╭─ Data segment

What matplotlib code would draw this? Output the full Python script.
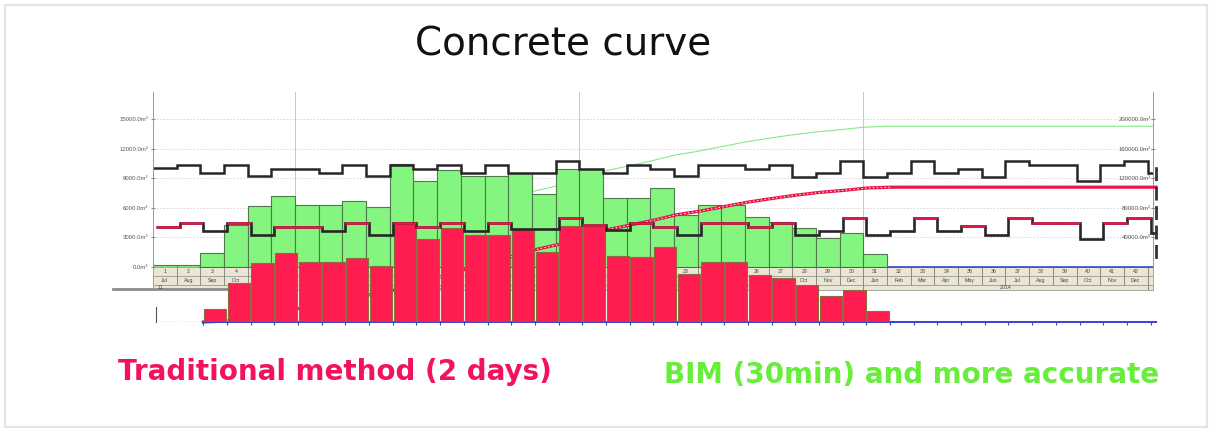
import numpy as np
import matplotlib.pyplot as plt
from matplotlib.patches import Rectangle

plt.rcParams['font.family'] = ['Liberation Sans', 'DejaVu Sans']

# =========================================================
# DATA
# =========================================================

MONTHS = ['Jan', 'Feb', 'Mar', 'Apr', 'May', 'Jun',
          'Jul', 'Aug', 'Sep', 'Oct', 'Nov', 'Dec']
month_no = list(range(1, 44))
month_labels = [MONTHS[(i + 6) % 12] for i in range(43)]   # starts in Jul
year_labels = ['11', '2012', '2013', '2014']
year_start = [0, 6, 18, 30]
year_end = [6, 18, 30, 42]

# monthly concrete volume, m3 (BIM take-off, green)
bim_volume = [200, 200, 1390, 4260, 6180, 7230, 6280, 6280, 6720, 6110,
              10440, 8750, 9830, 9220, 9220, 9500, 7400, 9930, 9930, 6960,
              6960, 8040, 5270, 6280, 6280, 5100, 4600, 3920, 2970, 3410, 1320]

# monthly concrete volume, m3 (traditional take-off, red)
trad_volume = [0, 0, 1270, 3950, 5980, 7000, 6040, 6040, 6490, 5710,
               10140, 8410, 9530, 8850, 8850, 9430, 7060, 9700, 9770, 6650,
               6590, 7600, 4900, 6040, 6040, 4800, 4460, 3780, 2670, 3280, 1150]

# capacity step lines
bim_step = [10000, 10340, 9500, 10340, 9220, 9930, 9930, 9500, 10340, 9220,
            10340, 9930, 10340, 9500, 10340, 9500, 9500, 10740, 9930, 9500,
            10340, 9930, 9220, 10340, 10340, 9930, 10340, 9160, 9570, 10740,
            9160, 9570, 10740, 9570, 9930, 9160, 10740, 10340, 10340, 8750,
            10340, 10740, 9500]

trad_step = [9660, 10070, 9220, 10070, 8820, 9660, 9660, 9220, 10070, 8820,
             10070, 9660, 10070, 9220, 10070, 9390, 9390, 10510, 9830, 9320,
             10070, 9660, 8820, 10070, 10070, 9660, 10070, 8820, 9260, 10510,
             8820, 9260, 10510, 9260, 9730, 8820, 10510, 10070, 10070, 8380,
             10070, 10510, 9020]

left_ticks = [0, 3000, 6000, 9000, 12000, 15000]
right_ticks = [40000, 80000, 120000, 160000, 200000]

# =========================================================
# LAYOUT HELPERS
# =========================================================

W, H = 1212, 428
COL_PX = 23.68          # width of one month column
PX_PER_M3 = 148 / 15000  # vertical scale of the source chart
RIGHT_SCALE = 40000 / 3000

XMAX = 1000 / COL_PX
YMAX = 175 / PX_PER_M3


def box(left, top, right, bottom):
    return [left / W, 1 - bottom / H, (right - left) / W, (bottom - top) / H]


fig = plt.figure(figsize=(W / 100, H / 100), dpi=100)

GREEN = '#84f57e'
GREEN_EDGE = '#4f7a4c'
RED = '#ff1c50'
RED_EDGE = '#8c6d3f'
BLUE = '#3344cc'

edges = np.arange(len(bim_step) + 1)
x_bar = np.arange(len(bim_volume)) + 0.5

# =========================================================
# BIM CHART (green)
# =========================================================

ax_g = fig.add_axes(box(153, 92, 1153, 267))
ax_g2 = ax_g.twinx()
ax_g.set_zorder(1)
ax_g2.set_zorder(2)
ax_g.set_xlim(0, XMAX)
ax_g.set_ylim(0, YMAX)
ax_g2.set_ylim(0, YMAX * RIGHT_SCALE)

bim_cum = np.concatenate([[0], np.cumsum(bim_volume)])
cx = np.append(np.arange(len(bim_cum)), XMAX)
cy = np.append(bim_cum, bim_cum[-1])
ax_g.plot(cx, cy, color='#86e886', lw=0.8, zorder=2, transform=ax_g2.transData)

ax_g.bar(x_bar, bim_volume, width=1.0, color=GREEN, edgecolor=GREEN_EDGE,
         linewidth=0.8, zorder=3)
ax_g.stairs(bim_step, edges, baseline=None, color='#262626', lw=1.8, zorder=4)

ax_g.set_xticks([6, 18, 30])
ax_g.set_xticklabels([])
ax_g.tick_params(axis='x', length=0)
ax_g.grid(axis='x', color='#c8c8c8', lw=0.7)
ax_g.set_yticks(left_ticks)
ax_g.set_yticklabels([f'{v:.1f}m³' for v in left_ticks])
ax_g.grid(axis='y', color='#d2d2d2', lw=0.6, ls=(0, (2, 2)))
ax_g.tick_params(axis='y', labelsize=4.3, labelcolor='#555555', color='#888888',
                 length=3, direction='inout', pad=2)
ax_g.set_axisbelow(True)

ax_g2.set_yticks(right_ticks)
ax_g2.set_yticklabels([f'{v:.1f}m³' for v in right_ticks])
ax_g2.tick_params(axis='y', labelsize=4.3, labelcolor='#555555', color='#888888',
                  length=3, direction='inout', pad=-3)
for t in ax_g2.get_yticklabels():
    t.set_horizontalalignment('right')

for a in (ax_g, ax_g2):
    a.spines['top'].set_visible(False)
    a.spines['left'].set_color('#999999')
    a.spines['right'].set_color('#999999')
    a.spines['left'].set_linewidth(0.6)
    a.spines['right'].set_linewidth(0.6)
    a.spines['bottom'].set_visible(False)
ax_g.spines['bottom'].set_visible(True)
ax_g.spines['bottom'].set_color(BLUE)
ax_g.spines['bottom'].set_linewidth(1.2)
ax_g.spines['bottom'].set_bounds(2, XMAX)

# month band under the green chart
ax_b = fig.add_axes(box(153, 267, 1153, 290))
ax_b.set_facecolor('#ebe6d3')
ax_b.set_xlim(0, XMAX)
ax_b.set_ylim(0, 23)
ax_b.set_xticks([])
ax_b.set_yticks([])
ax_b.vlines(edges[1:-1], 5, 23, color='#666666', lw=0.5)
ax_b.hlines([5, 14], 0, XMAX, color='#888888', lw=0.5)
ax_b.vlines(year_end, 0, 5, color='#666666', lw=0.5)
for i, n in enumerate(month_no):
    ax_b.text(i + 0.5, 18.5, str(n), ha='center', va='center', fontsize=3.8,
              color='#444444', clip_on=True)
    ax_b.text(i + 0.5, 9.5, month_labels[i], ha='center', va='center',
              fontsize=3.8, color='#444444', clip_on=True)
for lab, s, e in zip(year_labels, year_start, year_end):
    if s == 0:
        ax_b.text(s + 0.2, 2.5, lab, ha='left', va='center', fontsize=3.8,
                  color='#444444')
    else:
        ax_b.text((s + e) / 2, 2.5, lab, ha='center', va='center', fontsize=3.8,
                  color='#444444')
for sp in ax_b.spines.values():
    sp.set_color('#999999')
    sp.set_linewidth(0.6)
ax_b.plot([-1.7, 3.2], [1, 1], color='#8c8c8c', lw=2, clip_on=False)

# =========================================================
# TRADITIONAL CHART (red, pasted lower)
# =========================================================

ax_r = fig.add_axes(box(156, 147, 1156, 322))
ax_r2 = ax_r.twinx()
ax_r.set_zorder(3)
ax_r2.set_zorder(4)
ax_r.patch.set_visible(False)
ax_r2.patch.set_visible(False)
ax_r.set_xlim(0, XMAX)
ax_r.set_ylim(0, YMAX)
ax_r2.set_ylim(0, YMAX * RIGHT_SCALE)

trad_cum = np.concatenate([[0], np.cumsum(trad_volume)])
rx = np.arange(len(trad_cum))
first = 2  # traditional take-off starts in month 3
ax_r.plot(np.append(rx[first:], XMAX), np.append(trad_cum[first:], trad_cum[-1]),
          color='#e8174a', lw=2.3, zorder=2, transform=ax_r2.transData,
          clip_on=False)
ax_r.plot(rx[first:], trad_cum[first:], color='white', lw=0.7,
          ls=(0, (1.5, 2.5)), zorder=2, transform=ax_r2.transData)

ax_r.bar(x_bar, trad_volume, width=0.94, color=RED, edgecolor=RED_EDGE,
         linewidth=0.8, zorder=3)

trad_step = np.array(trad_step)
ax_r.stairs(trad_step, edges, baseline=None, color='#262626', lw=1.9, zorder=4)
high = trad_step >= 9600
ax_r.hlines(trad_step[high], edges[:-1][high], edges[1:][high],
            color='#e8174a', lw=1.8, zorder=5)

ax_r.set_xticks(np.arange(2, 43))
ax_r.set_xticklabels([])
ax_r.tick_params(axis='x', length=2, color=BLUE, width=0.8)
ax_r.set_yticks([])
ax_r2.set_yticks([])
for a in (ax_r, ax_r2):
    for sp in a.spines.values():
        sp.set_visible(False)
ax_r.spines['bottom'].set_visible(True)
ax_r.spines['bottom'].set_color(BLUE)
ax_r.spines['bottom'].set_linewidth(1.4)
ax_r.spines['bottom'].set_bounds(2, XMAX)
ax_r.spines['left'].set_visible(True)
ax_r.spines['left'].set_color('#555555')
ax_r.spines['left'].set_linewidth(0.8)
ax_r.spines['left'].set_bounds(0, 1500)
ax_r.spines['right'].set_visible(True)
ax_r.spines['right'].set_color('#333333')
ax_r.spines['right'].set_linewidth(2)
ax_r.spines['right'].set_linestyle((0, (4, 3)))
ax_r.spines['right'].set_bounds(6590, 16420)

# =========================================================
# SLIDE TEXT + FRAME
# =========================================================

fig.text(563 / W, 1 - 45 / H, 'Concrete curve', ha='center', va='center',
         fontsize=28, color='#111111', family='DejaVu Sans')
fig.text(335 / W, 1 - 372 / H, 'Traditional method (2 days)', ha='center',
         va='center', fontsize=20, fontweight='bold', color='#f2135c',
         family='DejaVu Sans')
fig.text(912 / W, 1 - 375 / H, 'BIM (30min) and more accurate', ha='center',
         va='center', fontsize=20, fontweight='bold', color='#66ee3a',
         family='DejaVu Sans')

fig.add_artist(Rectangle((5 / W, 1 - 427 / H), 1202 / W, 422 / H, fill=False,
                         ec='#e4e4e4', lw=1.5, transform=fig.transFigure))

fig.savefig('out.png', dpi=100)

╰─

◆ **Objective**:
Tell how many lines include "matplotlib". The number is the whole answer.

◆ **Exercise response**:
3